Trained as a ninjalike warrior after her mother’s murder (recounted in a series of flashbacks), Elektra is introduced in a smooth sequence showcasing precisely how dangerous she can be, as she overcomes multiple guards en route to her quarry. Lightning quick, she wields a pair of three-pronged knives called sais, perfect for as much shish-kebabbing as a PG-13 rating will allow. (The bad guys conveniently disappear in puffs of smoke once eliminated, reducing the post-fight mess.)
Soon, though, she is hired to kill 13-year-old Abby (Kirsten Prout) and her father (Goran Visnjic), targets of the Hand, a shadowy organization opposed by Elektra’s former mentor, Stick (Terence Stamp) and his equally chopsocky cohort.
Determined to save the girl, Elektra faces a formidable team of adversaries under the stewardship of Kirigi (Will Yun Lee), whose now-you-seen-him, now-you-don’t antics parallel her own.

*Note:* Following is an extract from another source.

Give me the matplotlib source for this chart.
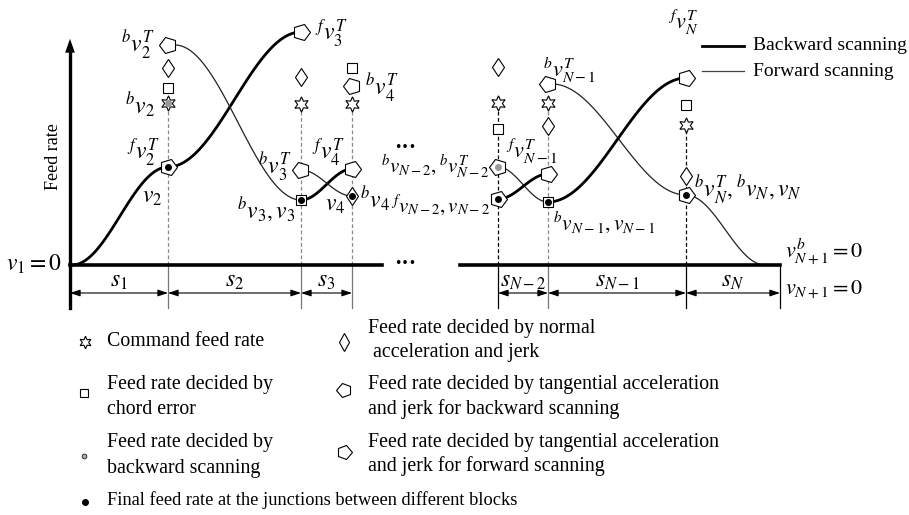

Director Rob Bowman cut his teeth on “The X-Files,” but the moody atmosphere (aided immeasurably by Christophe Beck’s percussive score) can’t mask the film’s shortcomings in the later reels. Once the action finally kicks in, too much of it lacks the requisite excitement and, frankly, the most intriguing villains get dispatched too easily.
Established as an action heroine in her TV series “Alias,” Garner could be that rarest of female stars — comfortably flitting from a charming turn in the romantic comedy “13 Going on 30” to bad-ass action roles where she can put those enviably sculpted abs to use. But “Elektra” affords her only limited opportunities to flex much more than her pouting muscles, combined with an inordinately purposeful strut.
Glimpses of wit do emerge from the trio of credited writers, such as Elektra’s deadpan explanation that her work involves “payroll deductions.” Who knew, moreover, that assassins employ agents who settle for 10% of the gross?
Still, the film can’t sustain any sense of rhythm in the way, say, that the “X-Men” films managed to do. That’s despite first-rate physical trappings, from the lush forest scenery (shot in Vancouver) to Garner’s form-flattering costumes.
Bringing comicbooks to life always represents a particular challenge, with words and images that don’t quite survive the leap from page to screen. “Elektra” earnestly tries to complete that jump but, once the fighting’s over, can’t quite stick the landing.